Wei Dai comments on Thoughts on reward engineering

Wei Dai 30 Aug 2019 8:00 UTC
LW: 3 AF: 2
0
AF

I think I would be fairly surprised if future ML techniques weren’t smooth in this way, so I think it’s a pretty reasonable assumption.

This is kind of tangential at this point, but I’m not so sure about this. Humans can sometimes optimize things without being slow and continuous, so there must be algorithms that can do this, which can be invented or itself produced via (dumber) ML. As another intuition pump, suppose the algorithm is just gradient descent with some added pattern recognizers that can say “hey, I see where this is going, let’s jump directly there.”

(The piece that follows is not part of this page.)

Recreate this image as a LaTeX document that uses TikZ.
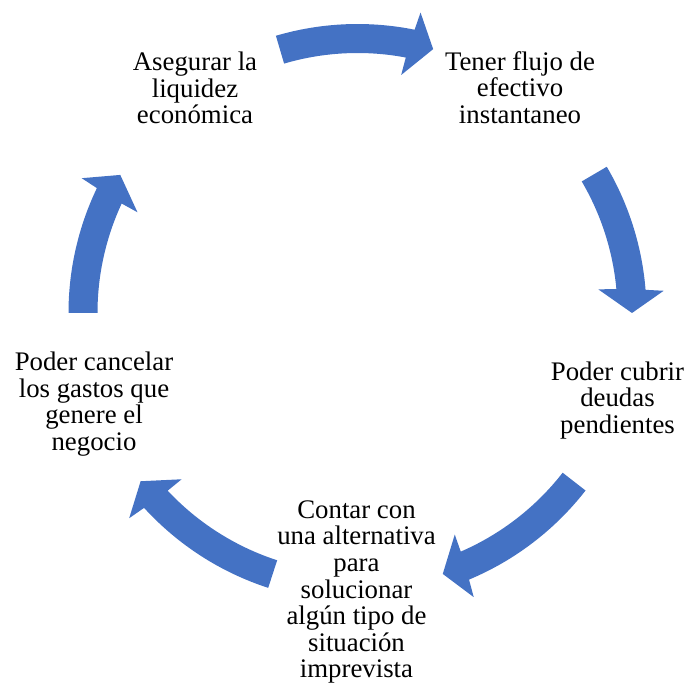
\documentclass[tikz,border=0pt]{standalone}
\usepackage{fontspec}
\newfontfamily\cyclefont{Liberation Serif}[Ligatures=NoCommon]
\definecolor{cycleblue}{HTML}{4472C4}
\tikzset{
  cyclearrow/.style={fill=cycleblue, draw=none},
  cyclelabel/.style={align=center, inner sep=0pt}
}
% #1 = tail angle, #2 = tip angle (TikZ angles in flipped pixel frame)
\newcommand{\cyclearrowpath}[2]{%
  \fill[cyclearrow] (#1:289)
    arc[start angle=#1, end angle={#2-4.6}, radius=289]
    -- ({#2-4.15}:307) -- (#2:274.5) -- ({#2-5.6}:242) -- ({#2-5.3}:260)
    arc[start angle={#2-5.3}, end angle=#1, radius=260] -- cycle;}
\begin{document}
\begin{tikzpicture}[x=1pt, y=-1pt]
\useasboundingbox (0,0) rectangle (688,684);
\begin{scope}[shift={(357.5,313)}]
  \cyclearrowpath{-106.4}{-74}
  \cyclearrowpath{-30.4}{0}
  \cyclearrowpath{37.9}{71.9}
  \cyclearrowpath{108}{142.2}
  \cyclearrowpath{180}{210.2}
\end{scope}
\node[cyclelabel, font=\cyclefont\fontsize{26.8}{26.6}\selectfont] (n1) at (195,88) {Asegurar la\\liquidez\\económica};
\node[cyclelabel, font=\cyclefont\fontsize{26.8}{26.6}\selectfont] (n2) at (520,87.5) {Tener flujo de\\efectivo\\instantaneo};
\node[cyclelabel, font=\cyclefont\fontsize{26.8}{26.6}\selectfont] (n3) at (617.5,400.5) {Poder cubrir\\deudas\\pendientes};
\node[cyclelabel, font=\cyclefont\fontsize{26.8}{26.6}\selectfont] (n4) at (94,404) {Poder cancelar\\los gastos que\\genere el\\negocio};
\node[cyclelabel, font=\cyclefont\fontsize{26.8}{26.6}\selectfont] (n5) at (356.5,592) {Contar con\\una alternativa\\para\\solucionar\\algún tipo de\\situación\\imprevista};
\end{tikzpicture}
\end{document}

A low-bandwidth overseer seems unlikely to be competitive to me.

Has this been written up anywhere, and is it something that Paul agrees with? (I think last time he talked about HBO vs LBO, he was still ⁵⁰⁄₅₀ on them.)

I mostly agree with this and it is a disagreement I have with Paul in that I am more skeptical of relaxing the supervised setting.

Ah ok, so your earlier comments were addressing a different and easier problem than the one I have in mind, and that’s (mostly) why you sounded more optimistic than me.

Do you have a good sense of why Paul disagrees with you, and if so can you explain?

(I haven’t digested your mechanistic corrigibility post yet. May have more to say after I do that.)